## WHAT TO PRODUCE
Starting from the top of the material, restate each line exactly until the line that contains "sav_szelesseg = 50", which is also copied. Pictures are excluded.

## DATA SHOWN
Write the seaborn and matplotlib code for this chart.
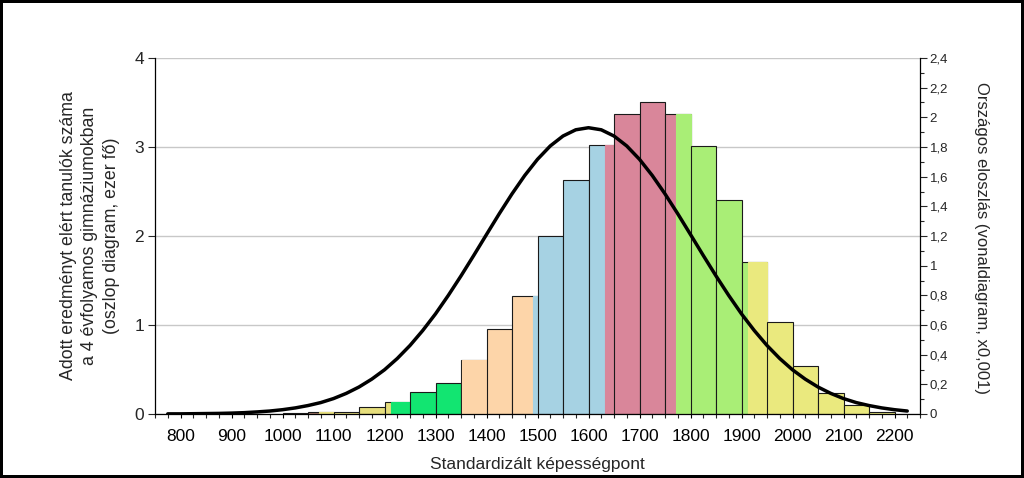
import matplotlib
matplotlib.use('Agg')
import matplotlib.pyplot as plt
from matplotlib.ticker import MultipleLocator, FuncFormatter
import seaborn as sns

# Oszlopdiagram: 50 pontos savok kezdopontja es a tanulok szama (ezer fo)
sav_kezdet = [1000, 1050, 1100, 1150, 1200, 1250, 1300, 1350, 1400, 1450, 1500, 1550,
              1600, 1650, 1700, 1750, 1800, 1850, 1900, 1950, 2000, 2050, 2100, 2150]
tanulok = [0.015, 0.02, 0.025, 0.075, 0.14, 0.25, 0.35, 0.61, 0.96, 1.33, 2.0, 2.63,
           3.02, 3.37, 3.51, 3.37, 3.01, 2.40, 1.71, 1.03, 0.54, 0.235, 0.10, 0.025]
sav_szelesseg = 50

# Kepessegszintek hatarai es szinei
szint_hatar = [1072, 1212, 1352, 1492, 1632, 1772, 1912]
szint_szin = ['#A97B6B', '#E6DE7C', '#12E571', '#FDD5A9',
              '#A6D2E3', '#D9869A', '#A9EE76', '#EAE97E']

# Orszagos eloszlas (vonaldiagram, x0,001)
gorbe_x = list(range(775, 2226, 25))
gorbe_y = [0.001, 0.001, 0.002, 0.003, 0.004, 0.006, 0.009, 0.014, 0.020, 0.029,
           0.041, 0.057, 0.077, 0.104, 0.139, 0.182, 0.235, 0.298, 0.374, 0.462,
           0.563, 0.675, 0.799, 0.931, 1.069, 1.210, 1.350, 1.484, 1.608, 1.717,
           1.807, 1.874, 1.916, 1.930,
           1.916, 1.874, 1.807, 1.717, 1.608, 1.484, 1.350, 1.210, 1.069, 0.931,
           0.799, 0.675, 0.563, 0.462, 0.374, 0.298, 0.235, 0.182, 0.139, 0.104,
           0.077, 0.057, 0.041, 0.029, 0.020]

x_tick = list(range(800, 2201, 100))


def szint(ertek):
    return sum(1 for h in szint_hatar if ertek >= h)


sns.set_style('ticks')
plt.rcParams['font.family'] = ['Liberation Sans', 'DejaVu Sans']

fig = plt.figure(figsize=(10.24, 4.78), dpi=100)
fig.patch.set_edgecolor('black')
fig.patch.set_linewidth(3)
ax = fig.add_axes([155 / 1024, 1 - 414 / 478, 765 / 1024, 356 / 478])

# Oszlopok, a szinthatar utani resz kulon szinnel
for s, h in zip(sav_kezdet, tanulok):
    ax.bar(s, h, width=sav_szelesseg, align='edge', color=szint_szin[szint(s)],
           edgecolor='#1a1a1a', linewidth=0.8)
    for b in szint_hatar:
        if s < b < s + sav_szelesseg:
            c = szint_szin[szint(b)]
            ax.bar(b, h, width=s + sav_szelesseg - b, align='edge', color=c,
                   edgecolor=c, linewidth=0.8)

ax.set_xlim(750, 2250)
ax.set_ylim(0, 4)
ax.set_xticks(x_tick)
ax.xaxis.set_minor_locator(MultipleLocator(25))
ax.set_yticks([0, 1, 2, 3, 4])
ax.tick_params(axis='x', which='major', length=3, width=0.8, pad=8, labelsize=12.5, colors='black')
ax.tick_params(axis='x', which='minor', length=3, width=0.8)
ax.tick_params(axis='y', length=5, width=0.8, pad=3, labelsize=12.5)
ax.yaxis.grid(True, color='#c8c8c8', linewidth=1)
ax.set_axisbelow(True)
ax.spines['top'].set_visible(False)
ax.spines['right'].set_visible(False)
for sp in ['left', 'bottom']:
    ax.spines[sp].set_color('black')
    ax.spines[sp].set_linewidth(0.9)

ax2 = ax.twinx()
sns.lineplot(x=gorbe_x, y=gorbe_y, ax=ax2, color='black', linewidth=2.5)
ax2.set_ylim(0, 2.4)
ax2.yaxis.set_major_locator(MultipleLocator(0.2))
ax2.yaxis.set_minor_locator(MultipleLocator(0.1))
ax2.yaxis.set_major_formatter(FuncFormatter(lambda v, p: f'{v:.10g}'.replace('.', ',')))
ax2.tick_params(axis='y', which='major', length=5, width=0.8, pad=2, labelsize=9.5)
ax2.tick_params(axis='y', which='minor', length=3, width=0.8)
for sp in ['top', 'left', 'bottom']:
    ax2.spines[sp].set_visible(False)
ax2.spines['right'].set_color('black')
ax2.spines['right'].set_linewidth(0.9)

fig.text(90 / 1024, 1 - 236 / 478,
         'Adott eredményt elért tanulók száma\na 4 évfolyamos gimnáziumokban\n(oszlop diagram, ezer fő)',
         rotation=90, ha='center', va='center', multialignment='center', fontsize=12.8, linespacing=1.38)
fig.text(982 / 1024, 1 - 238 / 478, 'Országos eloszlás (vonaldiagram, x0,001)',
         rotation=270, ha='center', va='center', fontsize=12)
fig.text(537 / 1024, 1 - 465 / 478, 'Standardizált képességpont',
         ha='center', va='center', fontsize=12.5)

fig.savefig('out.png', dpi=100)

## EXPECTED ANSWER
Write the seaborn and matplotlib code for this chart.
import matplotlib
matplotlib.use('Agg')
import matplotlib.pyplot as plt
from matplotlib.ticker import MultipleLocator, FuncFormatter
import seaborn as sns

# Oszlopdiagram: 50 pontos savok kezdopontja es a tanulok szama (ezer fo)
sav_kezdet = [1000, 1050, 1100, 1150, 1200, 1250, 1300, 1350, 1400, 1450, 1500, 1550,
              1600, 1650, 1700, 1750, 1800, 1850, 1900, 1950, 2000, 2050, 2100, 2150]
tanulok = [0.015, 0.02, 0.025, 0.075, 0.14, 0.25, 0.35, 0.61, 0.96, 1.33, 2.0, 2.63,
           3.02, 3.37, 3.51, 3.37, 3.01, 2.40, 1.71, 1.03, 0.54, 0.235, 0.10, 0.025]
sav_szelesseg = 50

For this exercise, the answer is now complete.